- WHAT THE TASK ASKS -
It is required that the lines from the top of the listing through the line with "160, 240, 255];" be reproduced exactly, excluding pictures.
* Start *
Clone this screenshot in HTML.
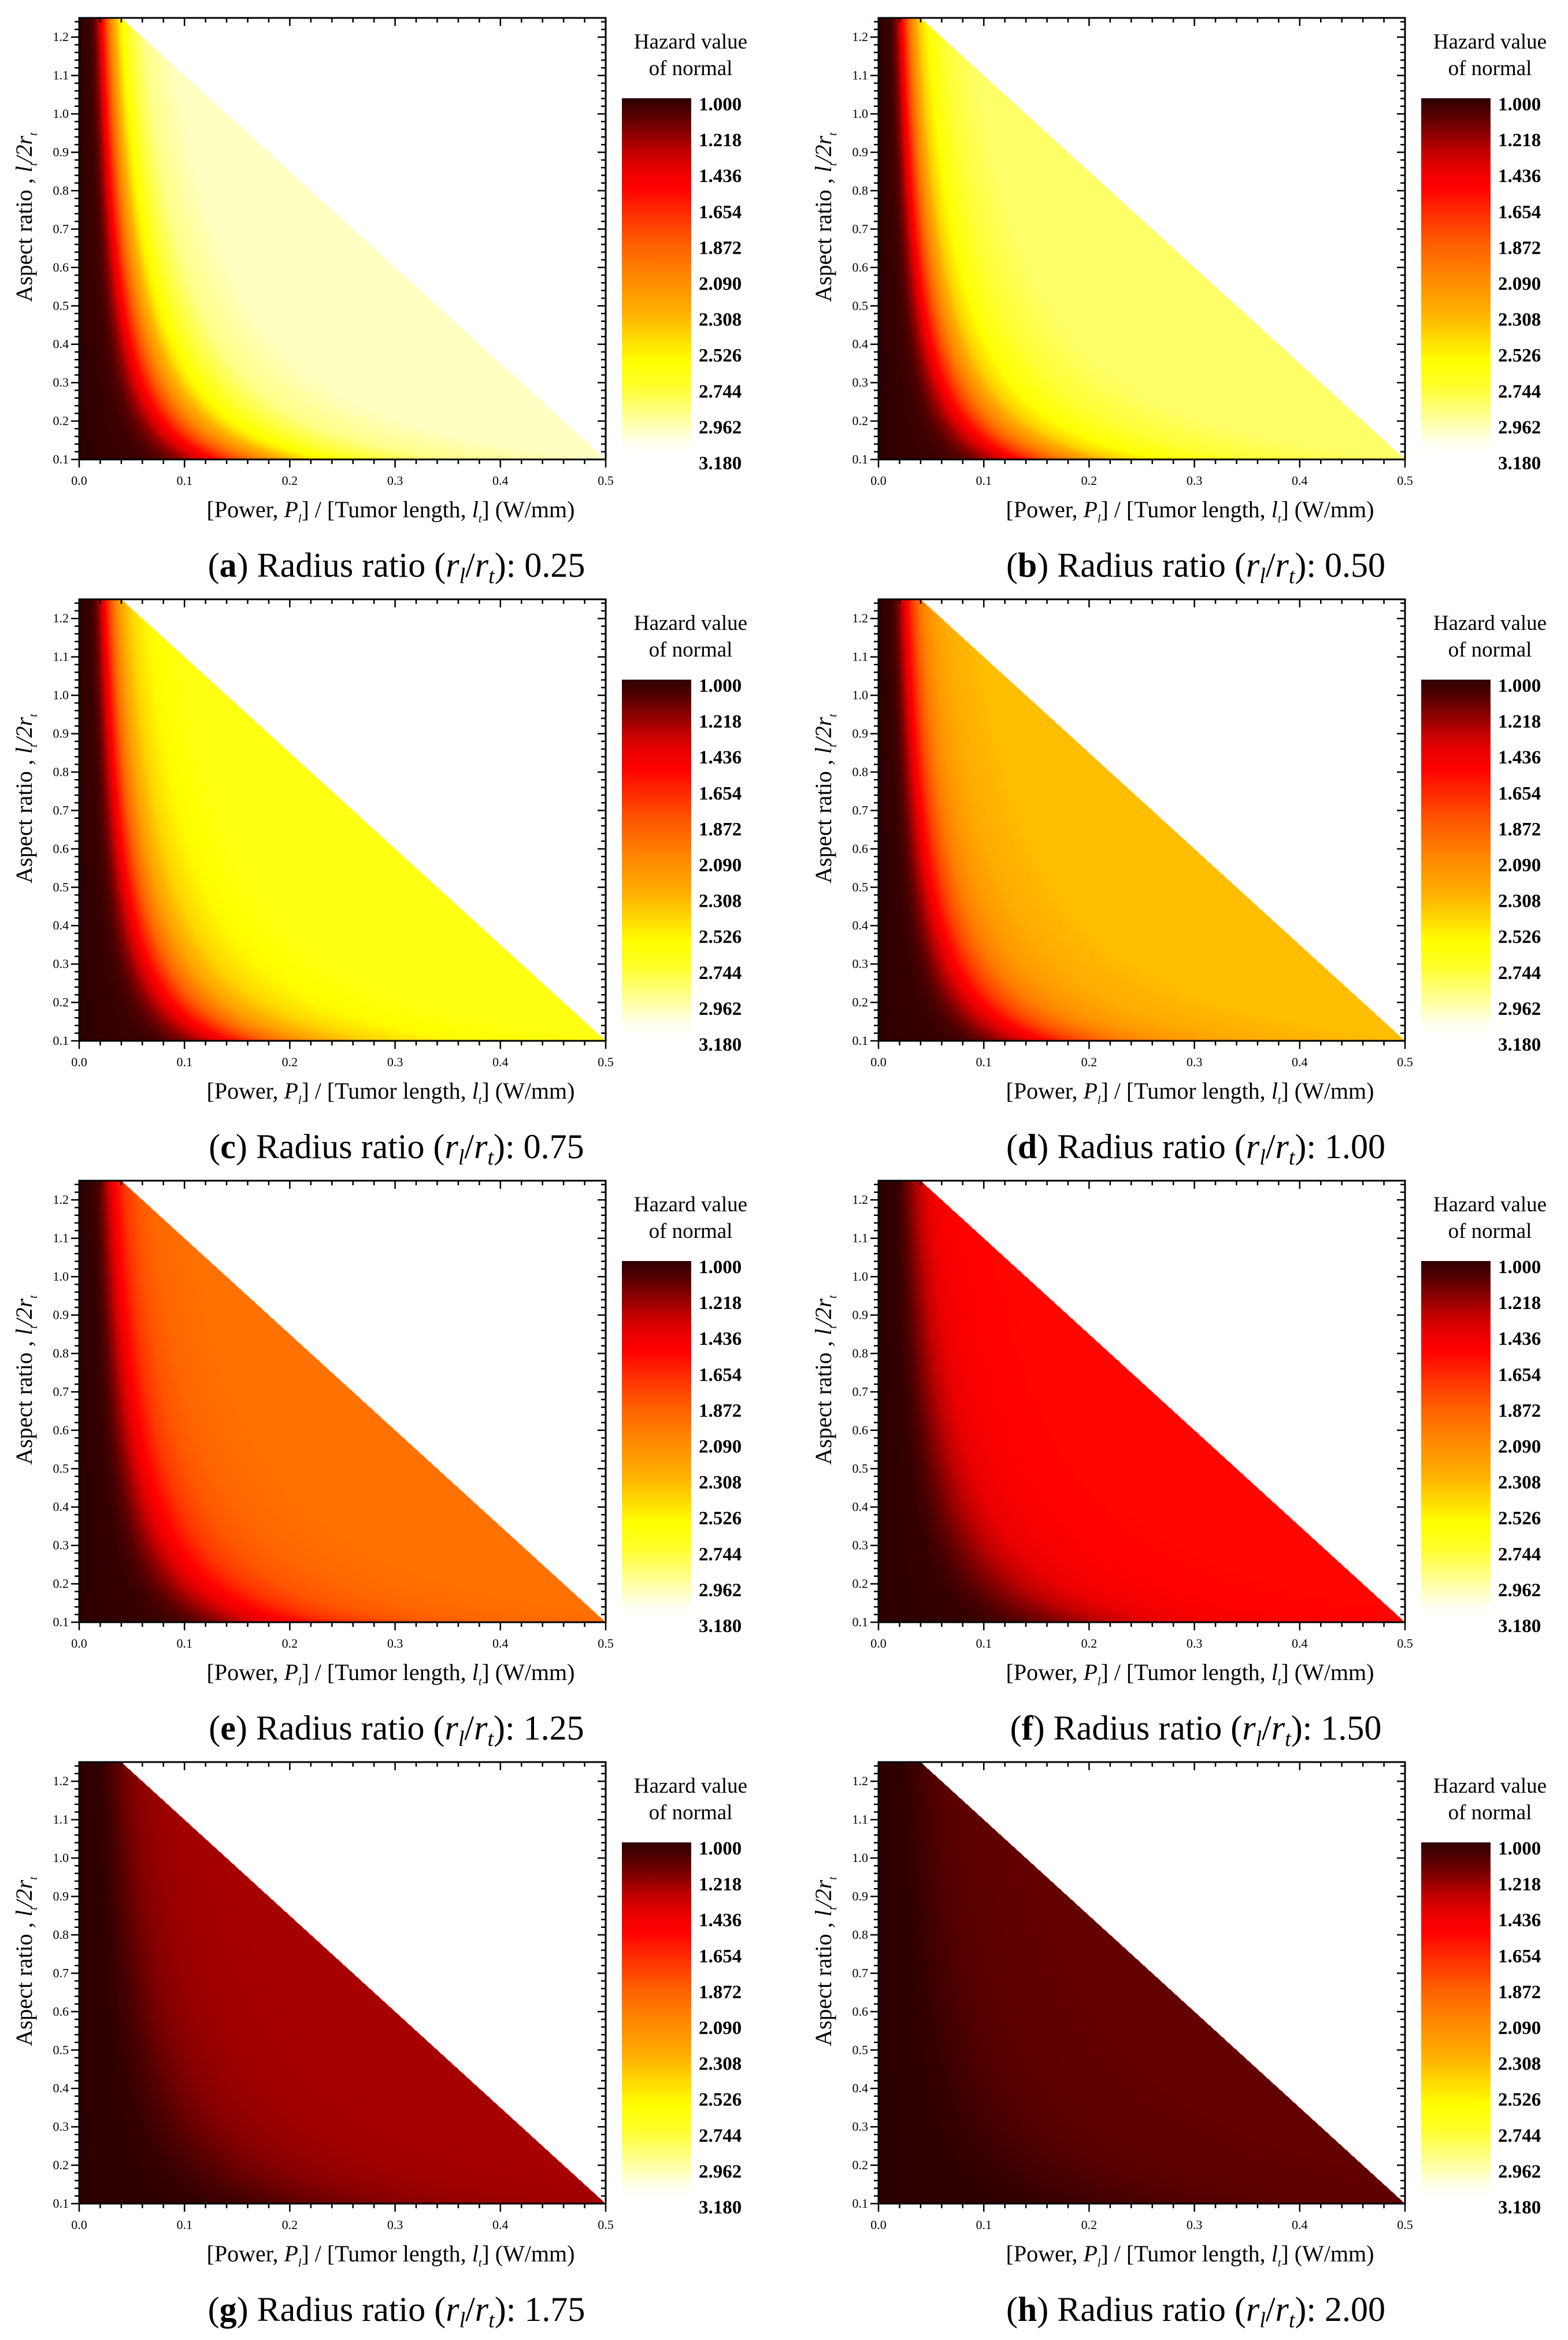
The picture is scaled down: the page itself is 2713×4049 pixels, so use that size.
<!DOCTYPE html>
<html><head><meta charset="utf-8">
<style>
html,body{margin:0;padding:0;background:#fff;}
body{width:2713px;height:4047px;position:relative;overflow:hidden;font-family:"Liberation Serif",serif;}
.panel{position:absolute;width:1350px;height:1000px;}
.panel canvas{position:absolute;left:0;top:0;}
.panel svg{position:absolute;left:0;top:0;overflow:visible;}
</style></head>
<body>
<script>
// ---- data ----
const panelLetters = ['a','b','c','d','e','f','g','h'];
const radiusRatios = ['0.25','0.50','0.75','1.00','1.25','1.50','1.75','2.00'];
const plateauValues = [3.02, 2.86, 2.66, 2.36, 1.98, 1.57, 1.27, 1.13];
const profileSpeed = [1.0, 1.0, 0.97, 0.95, 0.88, 0.81, 0.74, 0.68];
const profileS = [0, 0.012, 0.016, 0.02, 0.025, 0.03, 0.036, 0.045, 0.055, 0.07, 0.1, 1];
const profileG = [0, 0.02, 0.05, 0.12, 0.25, 0.4, 0.57, 0.76, 0.87, 0.95, 1.0, 1.0];
const xTicks = [0.0, 0.1, 0.2, 0.3, 0.4, 0.5];
const yTicks = [0.1, 0.2, 0.3, 0.4, 0.5, 0.6, 0.7, 0.8, 0.9, 1.0, 1.1, 1.2];
const cbarTicks = ['1.000','1.218','1.436','1.654','1.872','2.090','2.308','2.526','2.744','2.962','3.180'];
const cmapV = [1.0, 1.1, 1.218, 1.33, 1.436, 1.55, 1.654, 1.872, 2.09, 2.308, 2.45, 2.6, 2.744, 2.962, 3.1, 3.18];
const cmapR = [45, 85, 140, 195, 235, 255, 255, 255, 255, 255, 255, 255, 255, 255, 255, 255];
const cmapGc = [0, 0, 0, 0, 0, 0, 32, 90, 136, 176, 215, 255, 255, 255, 255, 255];
const cmapB = [0, 0, 0, 0, 0, 0, 0, 0, 0, 0, 0, 0, 40, 160, 240, 255];

const X0=0, X1=0.5, Y0=0.1, Y1=1.25;
const PW=911, PH=764;
function interp(xs, ys, v){
  if(v<=xs[0]) return ys[0];
  for(let i=1;i<xs.length;i++){ if(v<=xs[i]){const t=(v-xs[i-1])/(xs[i]-xs[i-1]);return ys[i-1]+t*(ys[i]-ys[i-1]);} }
  return ys[ys.length-1];
}
function color(v){return [interp(cmapV,cmapR,v),interp(cmapV,cmapGc,v),interp(cmapV,cmapB,v)];}
function sx(x){return (x-X0)/(X1-X0)*PW;}
function sy(y){return PH-(y-Y0)/(Y1-Y0)*PH;}
const NS='http://www.w3.org/2000/svg';
function st(tag, attrs, parent){const e=document.createElementNS(NS,tag);for(const k in attrs)e.setAttribute(k,attrs[k]);parent.appendChild(e);return e;}

panelLetters.forEach((L, idx)=>{
  const col=idx%2, row=Math.floor(idx/2);
  const left=137+col*1383, top=31+row*1006;
  const panel=document.createElement('div');
  panel.className='panel';
  
  
  panel.style.left=left+'px'; panel.style.top=top+'px';
  document.body.appendChild(panel);

  const cv=document.createElement('canvas');
  
  
  cv.width=PW; cv.height=PH;
  panel.appendChild(cv);
  const ctx=cv.getContext('2d');
  const img=ctx.createImageData(PW,PH);
  const P=plateauValues[idx], k=profileSpeed[idx];
  for(let py=0;py<PH;py++){
    const y=Y1-(py+0.5)/PH*(Y1-Y0);
    const yp=Math.pow(y,0.7);
    for(let px=0;px<PW;px++){
      const x=(px+0.5)/PW*(X1-X0);
      const o=(py*PW+px)*4;
      let c=[255,255,255];
      if(y <= 1.25-2.5*(x-0.04)){
        const g=interp(profileS,profileG,x*yp*k);
        c=color(1+(P-1)*g);
      }
      img.data[o]=c[0];img.data[o+1]=c[1];img.data[o+2]=c[2];img.data[o+3]=255;
    }
  }
  ctx.putImageData(img,0,0);

  const svg=document.createElementNS(NS,'svg');
  svg.setAttribute('width','1350'); svg.setAttribute('height','1000');
  
  
  panel.appendChild(svg);
  const frame=st('rect',{x:0,y:0,width:PW,height:PH,fill:'none',stroke:'#000','stroke-width':3},svg);
  
  
  for(let i=0;i<=25;i++){
    const v=i*0.02, X=sx(v), major=(i%5===0);
    const len=major?14:8;
    st('line',{x1:X,y1:PH,x2:X,y2:PH+len,stroke:'#000','stroke-width':2.5},svg);
    st('line',{x1:X,y1:0,x2:X,y2:len,stroke:'#000','stroke-width':2.5},svg);
  }
  xTicks.forEach(v=>{
    const t=st('text',{x:sx(v),y:PH+44,'font-size':22,'text-anchor':'middle',fill:'#000'},svg);
    t.textContent=v.toFixed(1);
    
    
  });
  for(let i=0;i<=57;i++){
    const v=0.1+i*0.02; if(v>1.2501) break;
    const Y=sy(v), major=(i%5===0);
    const len=major?14:8;
    st('line',{x1:-len,y1:Y,x2:0,y2:Y,stroke:'#000','stroke-width':2.5},svg);
    st('line',{x1:PW-len,y1:Y,x2:PW,y2:Y,stroke:'#000','stroke-width':2.5},svg);
  }
  yTicks.forEach(v=>{
    const t=st('text',{x:-18,y:sy(v)+7,'font-size':22,'text-anchor':'end',fill:'#000'},svg);
    t.textContent=v.toFixed(1);
    
    
  });
  const xt=st('text',{x:539,y:PH+100,'font-size':40,'text-anchor':'middle',fill:'#000'},svg);
  
  
  xt.innerHTML='[Power, <tspan font-style="italic">P</tspan><tspan font-style="italic" font-size="20" dy="9">l</tspan><tspan dy="-9">] / [Tumor length, </tspan><tspan font-style="italic">l</tspan><tspan font-style="italic" font-size="20" dy="9">t</tspan><tspan dy="-9">]  (W/mm)</tspan>';
  const yt=st('text',{x:0,y:0,'font-size':40,'text-anchor':'middle',fill:'#000',transform:'translate(-82,345) rotate(-90)'},svg);
  
  
  yt.innerHTML='Aspect ratio , <tspan font-style="italic">l</tspan><tspan font-style="italic" font-size="20" dy="9">t</tspan><tspan font-style="italic" dy="-9">/2r</tspan><tspan font-style="italic" font-size="20" dy="9">t</tspan>';
  const cap=st('text',{x:549,y:PH+203,'font-size':60,'text-anchor':'middle',fill:'#000'},svg);
  
  
  cap.innerHTML='(<tspan font-weight="bold">'+L+'</tspan>) Radius ratio (<tspan font-style="italic">r</tspan><tspan font-style="italic" font-size="38" dy="11">l</tspan><tspan dy="-11">/</tspan><tspan font-style="italic">r</tspan><tspan font-style="italic" font-size="38" dy="11">t</tspan><tspan dy="-11">): '+radiusRatios[idx]+'</tspan>';
  const defs=st('defs',{},svg);
  const grad=st('linearGradient',{id:'cb'+L,x1:0,y1:0,x2:0,y2:1},defs);
  cmapV.forEach((v,i)=>{
    st('stop',{offset:((v-1)/(3.18-1)),'stop-color':'rgb('+cmapR[i]+','+cmapGc[i]+','+cmapB[i]+')'},grad);
  });
  const cb=st('rect',{x:939,y:139,width:120,height:619,fill:'url(#cb'+L+')'},svg);
  
  
  cbarTicks.forEach((s,i)=>{
    const t=st('text',{x:1072,y:139+9+i*62.1+12,'font-size':33,'font-weight':'bold',fill:'#000'},svg);
    t.textContent=s;
    
    
  });
  const ct1=st('text',{x:1058,y:53,'font-size':37,'text-anchor':'middle',fill:'#000'},svg);
  ct1.textContent='Hazard value';
  
  
  const ct2=st('text',{x:1058,y:99,'font-size':37,'text-anchor':'middle',fill:'#000'},svg);
  ct2.textContent='of normal';
  
  
});
</script>
</body></html>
* End *
- ANSWER BELOW -
Clone this screenshot in HTML.
The picture is scaled down: the page itself is 2713×4049 pixels, so use that size.
<!DOCTYPE html>
<html><head><meta charset="utf-8">
<style>
html,body{margin:0;padding:0;background:#fff;}
body{width:2713px;height:4047px;position:relative;overflow:hidden;font-family:"Liberation Serif",serif;}
.panel{position:absolute;width:1350px;height:1000px;}
.panel canvas{position:absolute;left:0;top:0;}
.panel svg{position:absolute;left:0;top:0;overflow:visible;}
</style></head>
<body>
<script>
// ---- data ----
const panelLetters = ['a','b','c','d','e','f','g','h'];
const radiusRatios = ['0.25','0.50','0.75','1.00','1.25','1.50','1.75','2.00'];
const plateauValues = [3.02, 2.86, 2.66, 2.36, 1.98, 1.57, 1.27, 1.13];
const profileSpeed = [1.0, 1.0, 0.97, 0.95, 0.88, 0.81, 0.74, 0.68];
const profileS = [0, 0.012, 0.016, 0.02, 0.025, 0.03, 0.036, 0.045, 0.055, 0.07, 0.1, 1];
const profileG = [0, 0.02, 0.05, 0.12, 0.25, 0.4, 0.57, 0.76, 0.87, 0.95, 1.0, 1.0];
const xTicks = [0.0, 0.1, 0.2, 0.3, 0.4, 0.5];
const yTicks = [0.1, 0.2, 0.3, 0.4, 0.5, 0.6, 0.7, 0.8, 0.9, 1.0, 1.1, 1.2];
const cbarTicks = ['1.000','1.218','1.436','1.654','1.872','2.090','2.308','2.526','2.744','2.962','3.180'];
const cmapV = [1.0, 1.1, 1.218, 1.33, 1.436, 1.55, 1.654, 1.872, 2.09, 2.308, 2.45, 2.6, 2.744, 2.962, 3.1, 3.18];
const cmapR = [45, 85, 140, 195, 235, 255, 255, 255, 255, 255, 255, 255, 255, 255, 255, 255];
const cmapGc = [0, 0, 0, 0, 0, 0, 32, 90, 136, 176, 215, 255, 255, 255, 255, 255];
const cmapB = [0, 0, 0, 0, 0, 0, 0, 0, 0, 0, 0, 0, 40, 160, 240, 255];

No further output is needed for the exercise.